Morocco’s Competition Council, the country’s market watchdog, handed last year over 31 antitrust fines with a total value of MAD 72 billion ($7.2 billion) under a complaint lodged with the Council.
According to the council’s annual report for 2022, the fines were issued over failures to properly report on economic concentration operations.
The competition council has opened a procedure for the regularization of economic concentration operations carried out between January 1, 2019, and December 31, 2021, without prior notification to the Conseil de la Concurrence.
In terms of litigation, 2022 was an exceptional year for the Competition Council, as for the first time since its creation, the Council activated its sanctioning powers under the aforementioned law number 104-12.
Regarding decision-making output, preventive merger control constituted the majority of the Competition Council’s deliberative workload, with a total of 142 decisions issued, accounting for over 78% of the overall total.
The remaining portion comprises decisions related to anti-competitive practices, representing 19% of the total, along with consultative activities accounting for 2%, as highlighted in the report.
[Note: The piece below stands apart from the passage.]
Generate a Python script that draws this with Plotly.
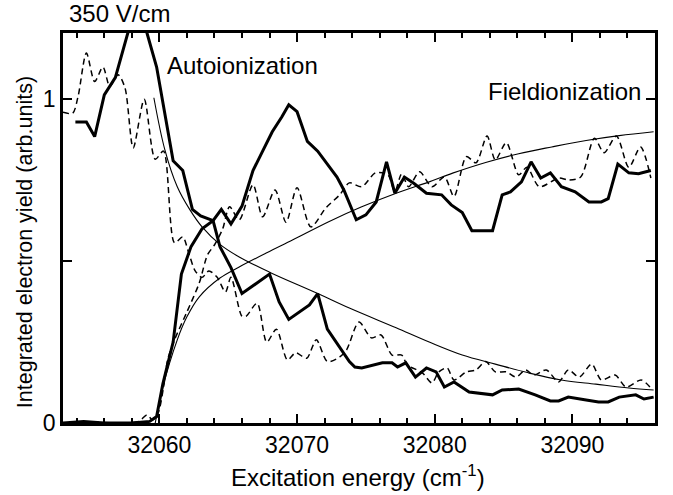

The report further adds that the investigating departments of the council carried out a number of investigative acts, including hearings, requests for information, and market tests.
In order to examine the requests for approvals of economic concentration operations and to assess their possible effects on the competitive position of the parties and the competitive structure of the relevant markets defined, the investigation departments held more than 280 hearings.
In August, the Competition Council opened a probe into nine companies operating in the oil market.
In a statement, the council said that it had “sufficiently convincing evidence” that the nice companies were committing anti-competitive practices.